Led by the industry regulator, the China Banking Regulatory Commission, Chinese banks have made "significant improvements in risk measurement and risk management", based on high-quality capital and liquidity, said a report released by a team of experts from the IMF and World Bank.
The "CBRC is widely respected and has demonstrated its willingness to act in pursuit of its safety and soundness mandate", said the report.
"This report has significant reference value for improving China's banking system," said a statement from the People's Bank of China, the central bank, released on its website on Friday.
Suggestions from the IMF and World Bank can help accelerate the reform of the financial sector and improve the risk management framework to support stable and sound economic growth, the central bank's statement said.
The IMF and World Bank report said "it is on the right track with its reform agenda and needs to persevere in a sustained way in its current direction. It will need the full support of all other parties in the government to succeed in the goals it has set for itself".
However, complexities and risks are increasing along with further opening up and innovation in the country's financial market, which requires the top regulator to evolve quickly in the short term and get ready to meet the challenges, said the report.
Deloitte China, in a report issued on Thursday, said that commercial banks may face more risks from the increasing amount of non-performing loans this year amid the cooling property market and slowing economic expansion.
But the growth of bank loan risks will be "fundamentally under control" and it is unlikely to lead to the collapse of local governments' financing platforms, said Wang Pengcheng, co-leader of Deloitte Global Financial Services Industry.

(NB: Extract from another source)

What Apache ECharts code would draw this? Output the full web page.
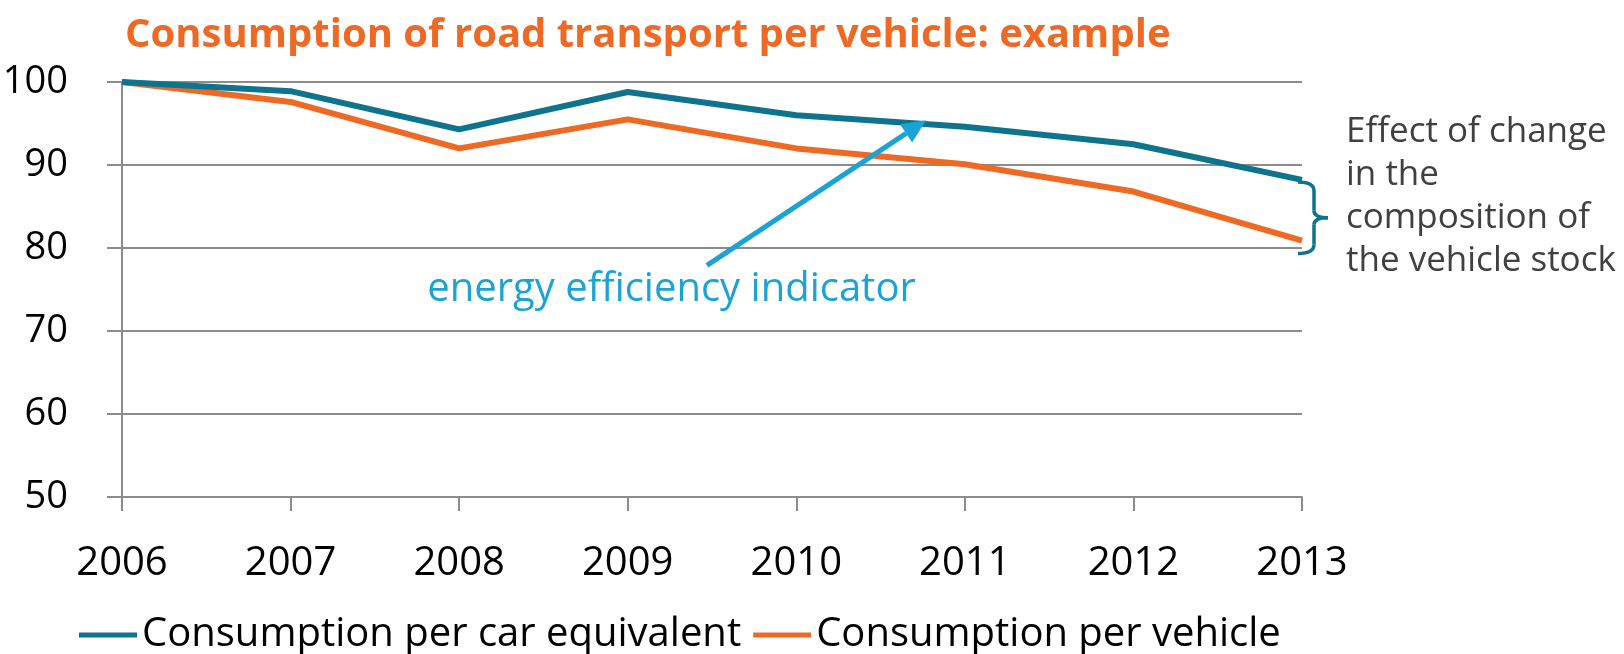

The IMF and World Bank report said that "the framework of laws and guidance" in the Chinese banking sector's risk management system "is generally of high quality, but much of it is relatively recent. Implementation by banks needs to be improved".
Michael Werner, a senior researcher in China with Sanford Bernstein & Co, said the Chinese government has the capacity to give policy support to avoid a financial crisis.
"The problem of non-performing loans may not be as serious as people thought," Werner said, who predicted that the bad debt ratio may rise to 2.5 percent this year, compared with 1 percent at the end of 2011.